§ SET PROBLEM
Give again exactly the lines that run from the start of the records to the line holding "scatter_ticks = [5, 6, 10, 20, 30, 40]", both ends counted. Do not include the pictures.
[start]
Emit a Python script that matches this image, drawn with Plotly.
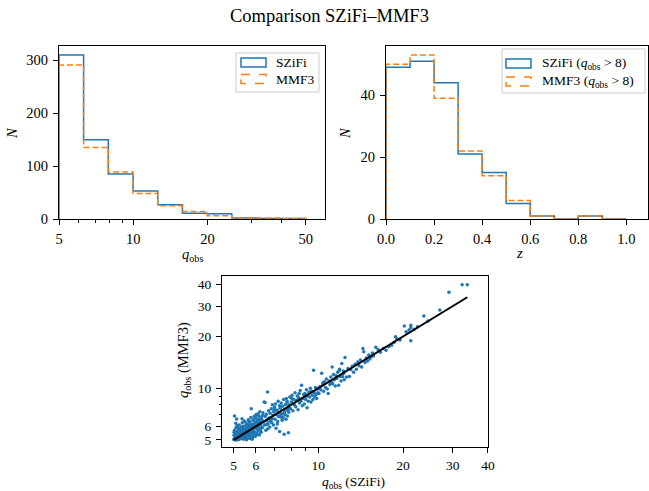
import math
import plotly.graph_objects as go

W, H = 649, 491
BLUE = "#1f77b4"
ORANGE = "#ff7f0e"
FONT = "Liberation Serif"

# ---------------- data ----------------
q_edges = [5.0, 6.29, 7.92, 9.98, 12.56, 15.81, 19.91, 25.06, 31.55, 39.72, 50.0]
q_counts_szifi = [310, 150, 85, 53, 27, 11, 10, 2, 1, 1]
q_counts_mmf3 = [291, 135, 89, 48, 25, 14, 6, 2, 2, 1]

z_edges = [0.0, 0.1, 0.2, 0.3, 0.4, 0.5, 0.6, 0.7, 0.8, 0.9, 1.0]
z_counts_szifi = [49, 51, 44, 21, 15, 5, 1, 0, 1, 0]
z_counts_mmf3 = [50, 53, 39, 22, 14, 6, 1, 0, 1, 0]

q_ticks = [5, 10, 20, 50]
z_ticks = [0.0, 0.2, 0.4, 0.6, 0.8, 1.0]
scatter_ticks = [5, 6, 10, 20, 30, 40]

q_szifi = [
    5.01, 5.02, 5.03, 5.04, 5.05, 5.06, 5.07, 5.08, 5.09, 5.10,
    5.11, 5.12, 5.13, 5.14, 5.15, 5.16, 5.17, 5.18, 5.19, 5.20,
    5.21, 5.22, 5.23, 5.24, 5.25, 5.26, 5.27, 5.28, 5.29, 5.30,
    5.02, 5.06, 5.09, 5.13, 5.17, 5.21, 5.24, 5.27, 5.04, 5.15,
    5.31, 5.33, 5.34, 5.36, 5.37, 5.39, 5.40, 5.42, 5.43, 5.45,
    5.46, 5.48, 5.49, 5.51, 5.52, 5.54, 5.55, 5.57, 5.58, 5.60,
    5.61, 5.63, 5.64, 5.66, 5.67, 5.69, 5.70, 5.32, 5.35, 5.38,
    5.41, 5.44, 5.47, 5.50, 5.53, 5.56, 5.59, 5.62, 5.65, 5.68,
    5.36, 5.44, 5.52, 5.60, 5.68,
    5.71, 5.72, 5.74, 5.75, 5.77, 5.78, 5.80, 5.81, 5.83, 5.84,
    5.86, 5.87, 5.89, 5.90, 5.92, 5.93, 5.95, 5.96, 5.98, 5.99,
    6.01, 6.02, 6.04, 6.05, 6.07, 6.08, 6.10, 6.11, 6.13, 6.14,
    6.16, 6.17, 6.19, 6.20, 6.22, 6.23, 6.25, 6.26, 6.28, 5.73,
    5.79, 5.85, 5.91, 5.97, 6.03, 6.09, 6.15, 6.21, 6.27, 5.76,
    5.88, 6.00, 6.12, 6.24, 5.82,
    6.30, 6.33, 6.36, 6.39, 6.42, 6.45, 6.48, 6.51, 6.54, 6.57,
    6.60, 6.63, 6.66, 6.69, 6.72, 6.75, 6.78, 6.81, 6.84, 6.87,
    6.90, 6.93, 6.96, 6.99, 7.02, 7.05, 7.08, 7.11, 7.14, 7.17,
    7.20, 7.23, 7.26, 7.29, 7.32, 7.35, 7.38, 7.41, 7.44, 7.47,
    7.50, 7.53, 7.56, 7.59, 7.62, 7.65, 7.68, 7.71, 7.74, 7.77,
    7.80, 7.83, 7.86, 7.89, 6.35, 6.47, 6.62, 6.74, 6.88, 7.01,
    7.15, 7.28, 7.42, 7.57, 7.70, 7.85, 6.55, 6.95, 7.35, 7.75,
    7.92, 7.97, 8.02, 8.07, 8.12, 8.17, 8.22, 8.27, 8.32, 8.37,
    8.42, 8.47, 8.52, 8.57, 8.62, 8.67, 8.72, 8.77, 8.82, 8.87,
    8.92, 8.97, 9.02, 9.07, 9.12, 9.17, 9.22, 9.27, 9.32, 9.37,
    9.42, 9.47, 9.52, 9.57, 9.62, 9.67, 9.72, 9.77, 9.82, 9.87,
    9.92, 9.97, 8.05, 8.55, 9.05,
    10.05, 10.12, 10.20, 10.28, 10.36, 10.44, 10.52, 10.60, 10.68, 10.76,
    10.84, 10.92, 11.00, 11.08, 11.16, 11.24, 11.32, 11.40, 11.48, 11.56,
    11.64, 11.72, 11.80, 11.88, 11.96, 12.04, 12.12, 12.20, 12.28, 12.36,
    12.44, 10.40, 11.20, 11.90, 12.30,
    12.60, 12.75, 12.90, 13.05, 13.20, 13.35, 13.50, 13.65, 13.80, 13.95,
    14.10, 14.25, 14.40, 14.50, 14.65, 14.80, 14.95, 15.10, 15.25, 15.40,
    15.55, 15.70,
    16.00, 16.30, 16.60, 17.00, 17.40, 17.80, 18.20, 18.60, 18.80, 19.00, 19.50,
    20.2, 20.5, 21.0, 21.3, 21.3, 21.3, 21.9, 22.5, 23.7, 24.5,
    27.0, 29.1, 32.4, 33.8,
]
q_mmf3 = [
    5.05, 5.32, 5.01, 6.90, 5.21, 5.60, 5.12, 5.45, 5.02, 5.88,
    5.30, 5.07, 6.62, 5.51, 5.18, 5.95, 5.36, 5.09, 5.72, 5.24,
    5.58, 5.03, 5.40, 6.10, 5.15, 5.67, 5.29, 5.84, 5.10, 5.47,
    5.55, 5.20, 6.25, 5.00, 5.42, 5.14, 5.78, 5.33, 5.70, 6.05,
    5.62, 5.10, 5.95, 5.40, 6.30, 5.22, 5.71, 5.05, 5.88, 5.50,
    6.45, 5.28, 5.80, 5.15, 6.05, 5.60, 5.35, 6.20, 5.48, 5.90,
    5.12, 5.75, 6.55, 5.40, 5.98, 5.25, 6.12, 5.18, 5.55, 5.84,
    6.00, 5.34, 5.66, 6.35, 5.44, 5.02, 5.77, 6.18, 5.52, 5.30,
    6.65, 5.92, 5.20, 5.64, 6.40,
    5.85, 6.40, 5.30, 6.05, 5.62, 7.60, 5.48, 6.20, 5.90, 5.15,
    6.55, 5.72, 6.10, 5.38, 6.85, 5.98, 5.55, 6.30, 6.70, 5.25,
    6.15, 5.80, 6.95, 5.45, 6.40, 6.05, 5.65, 7.10, 6.25, 5.90,
    6.60, 5.35, 6.35, 7.30, 5.75, 6.50, 6.10, 5.55, 6.80, 5.10,
    6.00, 5.68, 6.45, 5.95, 6.65, 5.40, 6.90, 6.20, 5.85, 6.75,
    5.22, 7.00, 6.30, 5.60, 5.05,
    6.60, 5.90, 7.20, 6.35, 8.30, 6.10, 6.85, 5.70, 7.05, 6.45,
    9.50, 6.20, 7.40, 6.70, 5.95, 7.15, 6.55, 7.60, 6.30, 8.00,
    6.95, 6.10, 7.30, 7.75, 6.60, 8.10, 5.85, 7.00, 7.45, 6.40,
    8.40, 6.85, 7.20, 5.60, 7.65, 6.95, 8.20, 7.10, 6.50, 7.85,
    6.75, 8.60, 5.40, 7.30, 7.00, 8.05, 6.60, 7.55, 8.30, 6.90,
    7.40, 5.50, 8.00, 7.70, 6.95, 8.25, 5.80, 6.40, 6.65, 7.55,
    6.20, 7.90, 6.80, 7.15, 8.70, 7.25, 6.15, 7.35, 6.80, 8.40,
    8.90, 7.60, 8.30, 9.10, 7.40, 8.60, 8.00, 9.40, 7.80, 8.50,
    9.00, 7.50, 8.80, 8.20, 9.70, 8.40, 10.40, 7.90, 8.70, 9.20,
    8.10, 9.30, 8.60, 9.80, 7.70, 9.00, 8.40, 9.50, 8.90, 10.00,
    8.30, 9.60, 9.10, 8.60, 12.70, 9.40, 8.90, 10.10, 9.20, 8.70,
    9.90, 9.40, 8.70, 9.30, 9.00,
    9.30, 10.20, 9.80, 12.20, 10.60, 9.60, 10.90, 10.10, 11.30, 9.90,
    9.30, 11.00, 10.50, 11.60, 10.80, 10.60, 12.00, 11.20, 10.30, 11.80,
    11.40, 12.40, 10.40, 12.70, 11.70, 11.00, 13.90, 11.70, 12.60, 11.20,
    15.10, 10.80, 13.30, 12.90, 12.20,
    11.60, 13.00, 11.70, 12.80, 13.40, 12.40, 13.80, 12.90, 14.20, 13.50,
    14.60, 13.30, 17.00, 16.30, 14.10, 15.00, 14.40, 15.60, 14.80, 15.30,
    16.00, 15.40,
    17.30, 16.80, 16.20, 17.00, 16.60, 17.40, 17.80, 18.50, 19.90, 19.40, 19.10,
    23.0, 21.3, 21.8, 23.2, 22.5, 18.9, 22.0, 22.8, 26.3, 24.6,
    28.5, 36.2, 40.0, 40.0,
]

title_text = "Comparison SZiFi\u2013MMF3"
q_label = "<i>q</i><sub>obs</sub>"


def step_xy(edges, counts):
    xs = [edges[0]] + list(edges) + [edges[-1]]
    ys = [0] + list(counts) + [counts[-1], 0]
    return xs, ys


def px(x):
    return x / W


def py(y):
    return 1 - y / H


fig = go.Figure()

for counts, color, dash in [(q_counts_szifi, BLUE, "solid"), (q_counts_mmf3, ORANGE, "6px,3px")]:
    xs, ys = step_xy(q_edges, counts)
    fig.add_trace(go.Scatter(x=xs, y=ys, mode="lines", line=dict(color=color, width=1.5, dash=dash, shape="hv"),
                             xaxis="x", yaxis="y", showlegend=False, hoverinfo="skip"))

for counts, color, dash in [(z_counts_szifi, BLUE, "solid"), (z_counts_mmf3, ORANGE, "6px,3px")]:
    xs, ys = step_xy(z_edges, counts)
    fig.add_trace(go.Scatter(x=xs, y=ys, mode="lines", line=dict(color=color, width=1.5, dash=dash, shape="hv"),
                             xaxis="x2", yaxis="y2", showlegend=False, hoverinfo="skip"))

fig.add_trace(go.Scatter(x=q_szifi, y=q_mmf3, mode="markers",
                         marker=dict(color=BLUE, size=3.5, line=dict(width=0)),
                         xaxis="x3", yaxis="y3", showlegend=False))
lo, hi = min(q_szifi), max(q_szifi)
fig.add_trace(go.Scatter(x=[lo, hi], y=[lo, hi], mode="lines", line=dict(color="black", width=2),
                         xaxis="x3", yaxis="y3", showlegend=False))

TICK = 14.5
axis_common = dict(showline=True, linecolor="black", linewidth=1, mirror=True, ticks="outside",
                   ticklen=5, tickwidth=1, tickcolor="black", showgrid=False, zeroline=False,
                   automargin=False,
                   tickfont=dict(family=FONT, size=TICK, color="black"), ticklabelstandoff=2)
minor_common = dict(ticks="outside", ticklen=2.5, tickwidth=0.8, tickcolor="black", showgrid=False)

fig.update_layout(
    width=W, height=H, margin=dict(l=0, r=0, t=0, b=0, pad=0, autoexpand=False),
    plot_bgcolor="white", paper_bgcolor="white",
    font=dict(family=FONT, size=TICK, color="black"),
    xaxis=dict(axis_common, domain=[px(59), px(325)], anchor="y", type="log",
               range=[math.log10(5), math.log10(59.8)],
               tickmode="array", tickvals=q_ticks, ticktext=[str(t) for t in q_ticks],
               minor=dict(minor_common, tickmode="array", tickvals=[6, 7, 8, 9, 30, 40])),
    yaxis=dict(axis_common, domain=[py(219), py(46)], anchor="x", range=[0, 327],
               tickmode="array", tickvals=[0, 100, 200, 300]),
    xaxis2=dict(axis_common, domain=[px(386), px(648)], anchor="y2", range=[0, 1.09],
                tickmode="array", tickvals=z_ticks, ticktext=[f"{t:.1f}" for t in z_ticks]),
    yaxis2=dict(axis_common, domain=[py(219), py(46)], anchor="x2", range=[0, 55.9],
                tickmode="array", tickvals=[0, 20, 40]),
    xaxis3=dict(axis_common, domain=[px(222), px(488)], anchor="y3", type="log",
                range=[0.658, 1.6025],
                tickmode="array", tickvals=scatter_ticks, ticktext=[str(t) for t in scatter_ticks],
                tickfont=dict(family=FONT, size=13.5, color="black"), ticklabelstandoff=1,
                minor=dict(minor_common, tickmode="array", tickvals=[7, 8, 9])),
    yaxis3=dict(axis_common, domain=[py(447), py(276)], anchor="x3", type="log",
                range=[0.658, 1.6526],
                tickmode="array", tickvals=scatter_ticks, ticktext=[str(t) for t in scatter_ticks],
                tickfont=dict(family=FONT, size=13.5, color="black"),
                minor=dict(minor_common, tickmode="array", tickvals=[7, 8, 9])),
)

ann = []


def label(text, x, y, size=TICK, angle=0, xanchor="center"):
    ann.append(dict(text=text, x=px(x), y=py(y), xref="paper", yref="paper", showarrow=False,
                    xanchor=xanchor, yanchor="middle", textangle=angle,
                    font=dict(family=FONT, size=size, color="black")))


label(title_text, 329, 16, size=18.5)
label(q_label, 192, 255)
label("<i>N</i>", 12, 133, angle=-90)
label("<i>z</i>", 519, 253)
label("<i>N</i>", 345, 133, angle=-90)
label(q_label + " (SZiFi)", 353, 482.5, size=13.5)
label(q_label + " (MMF3)", 184, 360, angle=-90)

shapes = []


def legend_box(x0, y0, x1, y1, entries):
    shapes.append(dict(type="rect", xref="paper", yref="paper", x0=px(x0), x1=px(x1), y0=py(y0), y1=py(y1),
                       line=dict(color="#cccccc", width=1), fillcolor="rgba(255,255,255,0.8)", layer="above"))
    for (ex0, ex1, ey0, ey1, color, dash, text, tx) in entries:
        shapes.append(dict(type="rect", xref="paper", yref="paper", x0=px(ex0), x1=px(ex1), y0=py(ey0), y1=py(ey1),
                           line=dict(color=color, width=1.5, dash=dash), fillcolor="rgba(0,0,0,0)", layer="above"))
        label(text, tx, (ey0 + ey1) / 2, size=13.5, xanchor="left")


legend_box(236, 53, 319, 92, [
    (241, 266, 58, 67, BLUE, "solid", "SZiFi", 274),
    (241, 266, 74.5, 83.5, ORANGE, "dash", "MMF3", 274),
])
legend_box(502, 49, 645, 93, [
    (506, 531, 59, 68, BLUE, "solid", "SZiFi (" + q_label + " &gt; 8)", 540),
    (506, 531, 77, 86, ORANGE, "dash", "MMF3 (" + q_label + " &gt; 8)", 540),
])

fig.update_layout(annotations=ann, shapes=shapes)
fig.write_html("out.html")
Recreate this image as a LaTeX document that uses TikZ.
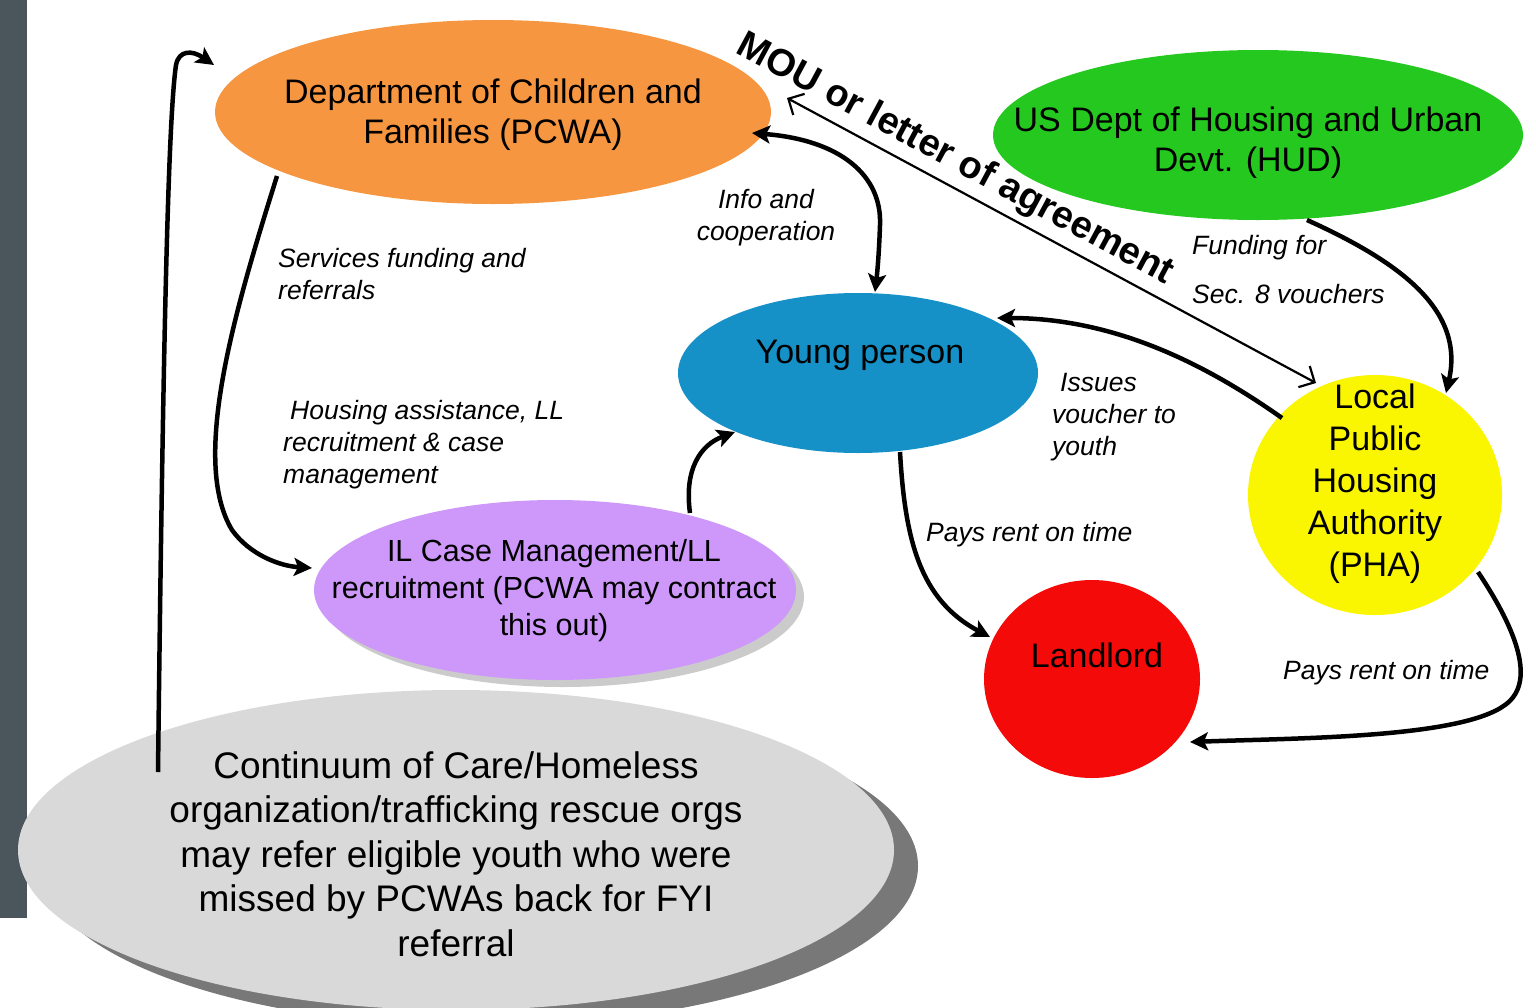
[end]
§ EXERCISE SOLUTION
Emit a Python script that matches this image, drawn with Plotly.
import math
import plotly.graph_objects as go

W, H = 649, 491
BLUE = "#1f77b4"
ORANGE = "#ff7f0e"
FONT = "Liberation Serif"

# ---------------- data ----------------
q_edges = [5.0, 6.29, 7.92, 9.98, 12.56, 15.81, 19.91, 25.06, 31.55, 39.72, 50.0]
q_counts_szifi = [310, 150, 85, 53, 27, 11, 10, 2, 1, 1]
q_counts_mmf3 = [291, 135, 89, 48, 25, 14, 6, 2, 2, 1]

z_edges = [0.0, 0.1, 0.2, 0.3, 0.4, 0.5, 0.6, 0.7, 0.8, 0.9, 1.0]
z_counts_szifi = [49, 51, 44, 21, 15, 5, 1, 0, 1, 0]
z_counts_mmf3 = [50, 53, 39, 22, 14, 6, 1, 0, 1, 0]

q_ticks = [5, 10, 20, 50]
z_ticks = [0.0, 0.2, 0.4, 0.6, 0.8, 1.0]
scatter_ticks = [5, 6, 10, 20, 30, 40]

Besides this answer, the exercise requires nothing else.